Joanna Hogg scrutinises the fraught intersections of domesticity, architecture and intimacy in Exhibition, which stars Viv Albertine of The Slits, Turner-nominated artist Liam Gillick, and a high-modernist house in west London. The film is a meticulous, unsparing portrait of a longstanding relationship and the built environment that has shaped and been shaped by it. Hogg’s film divided critics: it is unhurried, meditative and untempted by exorbitant dramatics. While baffling some, Exhibition seduced many others.

In Exhibition, Joanna Hogg approaches minor-key subjects that are both discomfiting and hard to grasp.

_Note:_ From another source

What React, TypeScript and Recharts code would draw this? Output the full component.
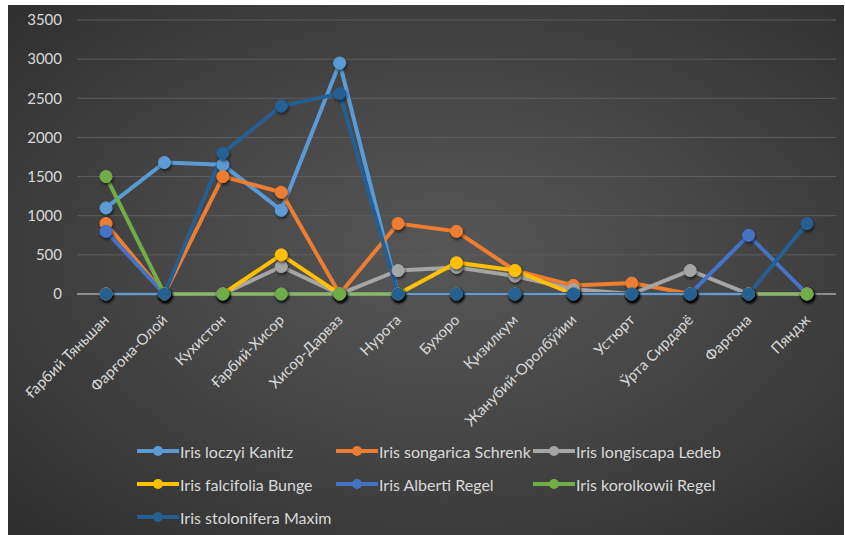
import React from "react";
import {
  LineChart,
  Line,
  XAxis,
  YAxis,
  CartesianGrid,
  Legend,
} from "recharts";

const regions = [
  "Ғарбий Тяньшан",
  "Фарғона-Олой",
  "Кухистон",
  "Ғарбий-Хисор",
  "Хисор-Дарваз",
  "Нурота",
  "Бухоро",
  "Қизилкум",
  "Жанубий-Оролбўйии",
  "Устюрт",
  "Ўрта Сирдарё",
  "Фарғона",
  "Пяндж",
];

const loczyi = [1100, 1680, 1650, 1070, 2950, 0, 0, 0, 0, 0, 0, 0, 0];
const songarica = [900, 0, 1500, 1300, 0, 900, 800, 300, 110, 140, 0, 0, 0];
const longiscapa = [0, 0, 0, 350, 0, 300, 340, 230, 60, 0, 300, 0, 0];
const falcifolia = [0, 0, 0, 500, 0, 0, 400, 300, 0, 0, 0, 0, 0];
const alberti = [800, 0, 0, 0, 0, 0, 0, 0, 0, 0, 0, 750, 0];
const korolkowii = [1500, 0, 0, 0, 0, 0, 0, 0, 0, 0, 0, 0, 0];
const stolonifera = [0, 0, 1800, 2400, 2560, 0, 0, 0, 0, 0, 0, 0, 900];

const yTicks = [0, 500, 1000, 1500, 2000, 2500, 3000, 3500];

const series = [
  { key: "loczyi", name: "Iris loczyi Kanitz", values: loczyi, color: "#5B9BD5" },
  { key: "songarica", name: "Iris songarica Schrenk", values: songarica, color: "#ED7D31" },
  { key: "longiscapa", name: "Iris longiscapa Ledeb", values: longiscapa, color: "#A5A5A5" },
  { key: "falcifolia", name: "Iris falcifolia Bunge", values: falcifolia, color: "#FFC000" },
  { key: "alberti", name: "Iris Alberti Regel", values: alberti, color: "#4472C4" },
  { key: "korolkowii", name: "Iris korolkowii Regel", values: korolkowii, color: "#70AD47" },
  { key: "stolonifera", name: "Iris stolonifera Maxim", values: stolonifera, color: "#255E91" },
];

const data = regions.map((region, i) => {
  const row: Record<string, string | number> = { region };
  series.forEach((s) => {
    row[s.key] = s.values[i];
  });
  return row;
});

const FONT = "Lato, 'Open Sans', sans-serif";
const TEXT = "#d9d9d9";

const XTick = (props: any) => {
  const { x, y, payload } = props;
  return (
    <g transform={`translate(${x + 4},${y + 27})`}>
      <text
        transform="rotate(-45)"
        textAnchor="end"
        fill={TEXT}
        fontSize={15}
        fontFamily={FONT}
      >
        {payload.value}
      </text>
    </g>
  );
};

// legend laid out in three columns like the Excel original
const colX = [129, 328, 525];
const rowY = [16, 49, 82];

const renderLegend = (props: any) => {
  const payload = [...(props.payload || [])].sort(
    (a: any, b: any) =>
      series.findIndex((s) => s.name === a.value) -
      series.findIndex((s) => s.name === b.value)
  );
  return (
    <div style={{ position: "relative", width: 836, height: 100 }}>
      {payload.map((item: any, i: number) => {
        const left = colX[i % 3];
        const top = rowY[Math.floor(i / 3)];
        return (
          <div
            key={item.value}
            style={{
              position: "absolute",
              left,
              top: top - 11,
              height: 22,
              display: "flex",
              alignItems: "center",
              whiteSpace: "nowrap",
            }}
          >
            <svg width={42} height={14}>
              <line x1={0} y1={7} x2={42} y2={7} stroke={item.color} strokeWidth={4} strokeLinecap="round" />
              <circle cx={21} cy={7} r={5} fill={item.color} />
            </svg>
            <span
              style={{
                marginLeft: 1,
                color: TEXT,
                fontFamily: FONT,
                fontSize: 16,
              }}
            >
              {item.value}
            </span>
          </div>
        );
      })}
    </div>
  );
};

export default function App() {
  return (
    <div
      style={{
        position: "absolute",
        left: 8,
        top: 5,
        width: 836,
        height: 530,
        background:
          "radial-gradient(ellipse at 52% 48%, #575757 0%, #464646 45%, #2e2e2e 100%)",
      }}
    >
      <LineChart
        width={836}
        height={530}
        data={data}
        margin={{ top: 15, right: 8, left: 0, bottom: 21 }}
      >
        <defs>
          <filter id="dotShadow" x="-50%" y="-50%" width="200%" height="200%">
            <feDropShadow dx="1" dy="2" stdDeviation="1.5" floodColor="#000" floodOpacity="0.6" />
          </filter>
        </defs>
        <CartesianGrid vertical={false} stroke="#5e5e5e" strokeWidth={1} />
        <XAxis
          dataKey="region"
          interval={0}
          height={120}
          padding={{ left: 29, right: 29 }}
          tickLine={false}
          tickSize={0}
          tickMargin={0}
          axisLine={{ stroke: "#a6a6a6", strokeWidth: 1.5 }}
          tick={<XTick />}
        />
        <YAxis
          domain={[0, 3500]}
          ticks={yTicks}
          width={69}
          axisLine={false}
          tickLine={false}
          tickSize={0}
          tickMargin={15}
          tick={{ fill: TEXT, fontSize: 15, fontFamily: FONT }}
        />
        <Legend
          verticalAlign="bottom"
          content={renderLegend}
          wrapperStyle={{ left: 0, top: 430, width: 836, height: 100 }}
        />
        {series.map((s) => (
          <Line
            key={s.key}
            type="linear"
            dataKey={s.key}
            name={s.name}
            stroke={s.color}
            strokeWidth={4}
            dot={{ r: 6, fill: s.color, stroke: s.color, strokeWidth: 1, filter: "url(#dotShadow)" }}
            activeDot={false}
            isAnimationActive={false}
          />
        ))}
      </LineChart>
    </div>
  );
}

In a recent New Yorker profile of Hogg, an incisive Rebecca Mead praised the film’s articulate subtlety in confronting them:

It quietly explores the unstated rivalries that arise between creative people with differing degrees of recognition; the sometimes asynchronous nature of sexual arousal; the solidarity of two people who have escaped the framework of bourgeois family life.

Writing in Sight & Sound, Andrew Tracy noted a deliberate and precise engagement with the figure of the modern house, which Le Corbusier famously decreed should be “a machine for living”:

Hogg quietly subverts the cultural expectations we bring to such modernist monuments, in films and life both. These spaces do not signify sterility but offer spiritual succour; and, contra the claims of D and H’s neighbours that the house is suited to artists rather than families (ie ‘real life’), the film’s final shot shows children playing within the house, not transforming the space but using it.

Plenty of critics were struck – if not overwhelmed – by the rich suggestions of the house’s central role. Peter Bradshaw, in the Guardian, found that it became alternately a vehicle and an instigator for D and H’s states of mind:

There is something disturbing in the way feelings and alienated emotions have been displaced outwards. The house could be their prison, or their refuge, or their private exhibition space for emotional pain. As for D’s mental state, is she losing it – or gaining it?

Stephen Holden, in the New York Times, was preoccupied by the architectural-psychological connotations of exteriority and interiority inferred by Hogg’s disorientating visuals:

The most intriguing tableaus study the world glimpsed through the slats of wall-length Venetian blinds that thoroughly confuse a view of the outside world with what is reflected inside the house. The metaphoric implications are as endless as a hall of mirrors.

A was Jordan Cronk, for Little White Lies:

In Hogg’s hands, every surface is both a literal and figurative mirror; space is expanded in many instances by reflections in glass, marble, and aluminium façades.

The film may be about listless, semi-aimless artists, but, as argued by Paul Dallas in Cinema Scope, there’s no doubting the exacting intention behind every component of Exhibition:

Hogg’s austere formal approach – the fixed camera placements, extended shots, and music-less soundtrack – ramps up the ambient tension and sharpens the edges of the naturalism without ever tipping over entirely into surrealism. (The near-thunderous sound of H’s Eames office chair rolling across the wood floor above D’s studio is a comically ominous motif.) 

And for Antonia Quirke, reviewing for the Financial Times, it’s Hogg’s carefully deployed reticence, which flourishes into fertile absence, that allows the film to swell with the significance of an empty house:

She has a light (as opposed to consumingly bitter) contempt for the middle class, a talent with the deadpan and for stillness, and a taciturnity that builds into an extremely charged and distinctive silence.